Tutorial: How to set up Access Permissions for AWS Lake Formation with Examples

Rajat Venkatesh11/26/2019 2 Min Read

AWS Lake Formations helps to set up a secure data lake on AWS S3. One of the main goals of the product is Simplified Security Management. The central tenet of this goal is to define security, governance, and audit policies in a single location. Lake Formation permissions go beyond IAM policies to manage secure access to databases, tables, and columns.
The previous blog post explained how to set up a data lake with NYC Trip Data.

“fort” is licensed under CC0 1.0

This tutorial uses the same data lake and shows how to set up basic permissions for two personas: data engineer and data analyst.
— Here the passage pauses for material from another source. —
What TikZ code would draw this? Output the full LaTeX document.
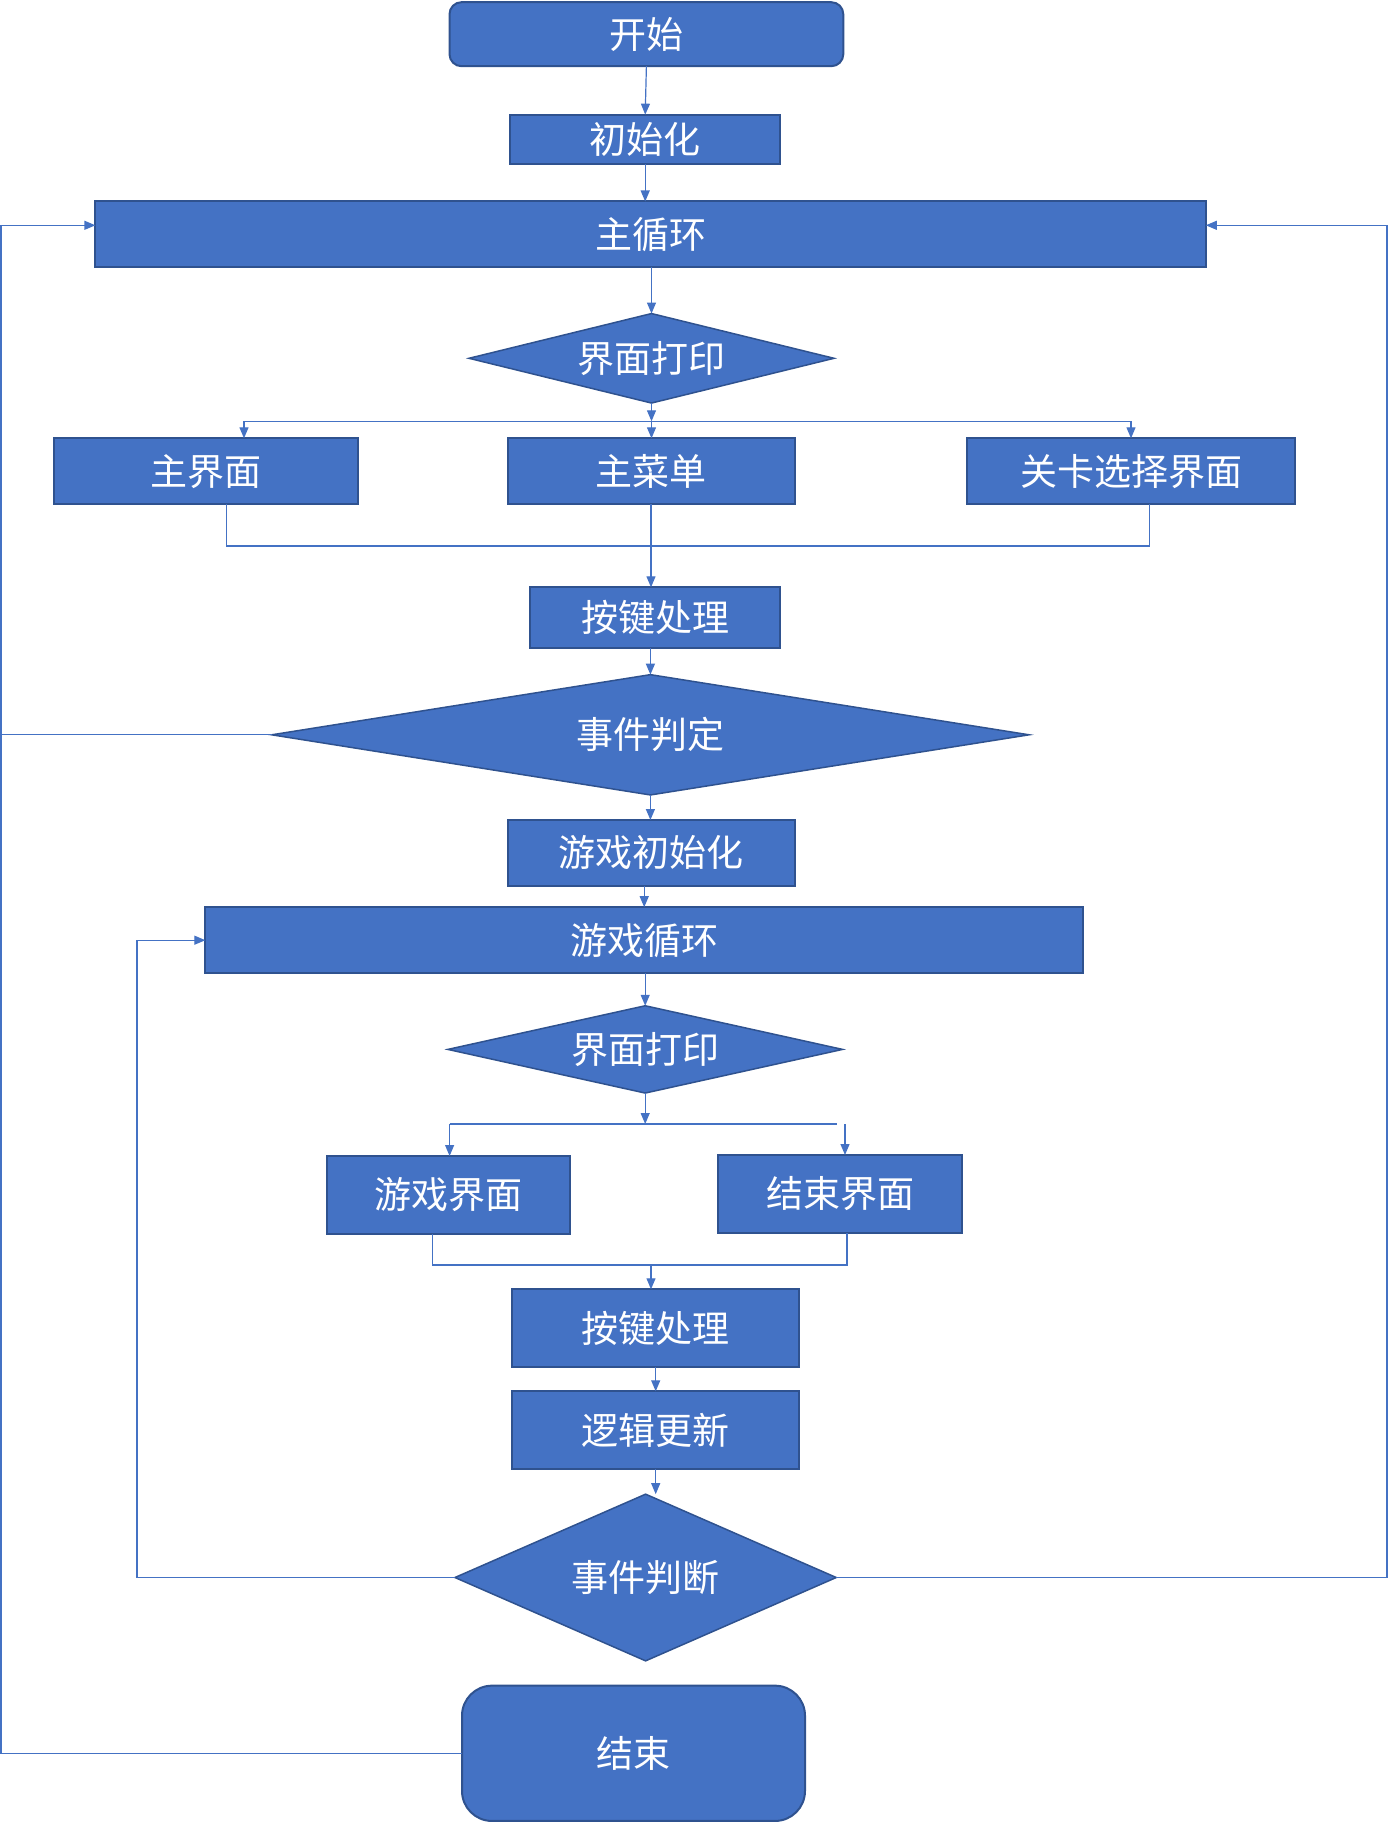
\documentclass[tikz,border=0pt]{standalone}
\usepackage{fontspec}
\newfontfamily\cjk{Noto Sans CJK SC}
\usetikzlibrary{shapes.geometric,arrows.meta}
\definecolor{boxfill}{HTML}{4472C4}
\definecolor{boxline}{HTML}{2F528F}
\tikzset{
 proc/.style={rectangle, draw=boxline, line width=2pt, fill=boxfill, text=white,
   font=\cjk\fontsize{37}{40}\selectfont, inner sep=0pt, outer sep=0pt},
 term/.style={proc, rounded corners=#1},
 dec/.style={diamond, draw=boxline, line width=1.5pt, fill=boxfill, text=white,
   font=\cjk\fontsize{37}{40}\selectfont, inner sep=0pt, outer sep=0pt},
 conn/.style={draw=boxfill, line width=1.2pt},
 arr/.style={conn, -{Triangle[length=11pt,width=9pt]}},
}
\begin{document}
\begin{tikzpicture}[x=1pt,y=-1pt]
\useasboundingbox (0,0) rectangle (1388,1822);
\node[term=12pt, minimum width=393.8pt, minimum height=64pt] (start) at (646.4,34.2) {开始};
\node[proc, minimum width=270.5pt, minimum height=49.5pt] (init) at (645.2,139.4) {初始化};
\node[proc, minimum width=1110.4pt, minimum height=65.6pt] (mloop) at (650.6,234.3) {主循环};
\node[dec, minimum width=365pt, minimum height=89.5pt, shape aspect=4.08] (pr1) at (651.5,358.3) {界面打印};
\node[proc, minimum width=304.5pt, minimum height=66pt] (zjm) at (206,471.3) {主界面};
\node[proc, minimum width=287pt, minimum height=66pt] (zcd) at (651,471.3) {主菜单};
\node[proc, minimum width=327.5pt, minimum height=66pt] (gk) at (1131,471.3) {关卡选择界面};
\node[proc, minimum width=250.5pt, minimum height=61pt] (aj1) at (655.2,617.8) {按键处理};
\node[dec, minimum width=757.3pt, minimum height=120.3pt, shape aspect=6.3] (sj1) at (650.4,734.8) {事件判定};
\node[proc, minimum width=287pt, minimum height=66pt] (yxcsh) at (651,853) {游戏初始化};
\node[proc, minimum width=877.7pt, minimum height=66pt] (yxxh) at (644.2,940.2) {游戏循环};
\node[dec, minimum width=394.7pt, minimum height=87.3pt, shape aspect=4.52] (pr2) at (645.2,1049.4) {界面打印};
\node[proc, minimum width=243.5pt, minimum height=78pt] (yxjm) at (448.3,1195) {游戏界面};
\node[proc, minimum width=243.5pt, minimum height=78pt] (jsjm) at (840,1194) {结束界面};
\node[proc, minimum width=286.6pt, minimum height=77.5pt] (aj2) at (655.7,1328) {按键处理};
\node[proc, minimum width=286.6pt, minimum height=78pt] (lj) at (655.7,1430.3) {逻辑更新};
\node[dec, minimum width=381.3pt, minimum height=166.7pt, shape aspect=2.29] (sj2) at (645.6,1577.5) {事件判断};
\node[term=30pt, minimum width=343pt, minimum height=135.3pt] (end) at (633.5,1753.3) {结束};

\coordinate (mlin) at (0,225.3);
\coordinate (b1) at (651.5,421.3);
\coordinate (b1l) at (244,421.3);
\coordinate (b1r) at (1131,421.3);
\coordinate (m1l) at (226.5,546);
\coordinate (m1r) at (1149.6,546);
\coordinate (b2) at (645.2,1124);
\coordinate (b2l) at (449.6,1124);
\coordinate (b2r) at (837,1124);
\coordinate (b2a) at (845,1124);
\coordinate (m2l) at (432.7,1265);
\coordinate (m2r) at (847,1265);
\coordinate (m2) at (651,1265);
\coordinate (L2) at (137,1577.5);
\coordinate (R1) at (1387,1577.5);
\coordinate (L1) at (1,1753.3);

\draw[arr] (start.south) -- (init.north);
\draw[arr] (init.south) -- (init.south |- mloop.north);
\draw[arr] (mloop.south -| pr1.north) -- (pr1.north);
\draw[arr] (pr1.south) -- (b1);
\draw[conn] (b1l) -- (b1r);
\draw[arr] (b1l) -- (b1l |- zjm.north);
\draw[arr] (b1) -- (b1 |- zcd.north);
\draw[arr] (b1r) -- (b1r |- gk.north);
\draw[conn] (m1l |- zjm.south) -- (m1l) -- (m1r) -- (m1r |- gk.south);
\draw[arr] (zcd.south) -- (zcd.south |- aj1.north);
\draw[arr] (sj1.north |- aj1.south) -- (sj1.north);
\draw[arr] (sj1.south) -- (sj1.south |- yxcsh.north);
\draw[arr] (yxxh.north |- yxcsh.south) -- (yxxh.north);
\draw[arr] (yxxh.south -| pr2.north) -- (pr2.north);
\draw[arr] (pr2.south) -- (b2);
\draw[conn] (b2l) -- (b2r);
\draw[arr] (b2l) -- (b2l |- yxjm.north);
\draw[arr] (b2a) -- (b2a |- jsjm.north);
\draw[conn] (m2l |- yxjm.south) -- (m2l) -- (m2r) -- (m2r |- jsjm.south);
\draw[arr] (m2) -- (m2 |- aj2.north);
\draw[arr] (aj2.south) -- (lj.north);
\draw[arr] (lj.south) -- (lj.south |- sj2.north);

\draw[arr] (sj2.west) -- (L2) -- (L2 |- yxxh.west) -- (yxxh.west);
\draw[arr] (sj2.east) -- (R1) -- (R1 |- mlin) -- (mloop.east |- mlin);
\draw[arr] (end.west) -- (L1) -- (L1 |- mlin) -- (mloop.west |- mlin);
\draw[conn] (sj1.west) -- (sj1.west -| L1);
\end{tikzpicture}
\end{document}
It explains resources and permissions and sets up two users and their permissions (data engineer and data analyst) to explain the concepts and how they help to secure the data lake.


Resources and Permissions

There are two types of resources in the AWS Lake Formation: Metadata is stored in AWS Glue Data Catalog and consists of databases, tables, and columns. Data is stored in AWS S3 locations or databases.

Metadata

The table below describes the metadata permissions available for each resource in the catalog.


Data

Data Location permissions are applicable to AWS S3 locations registered with Lake Formation. The only permission available as of this article is DATA_LOCATION_ACCESS.


DATA_LOCATION_ACCESS allows users to create tables without the need to have IAM permissions for an S3 location.


Similarly, SELECT, INSERT and DELETE permissions are available only on registered S3 locations.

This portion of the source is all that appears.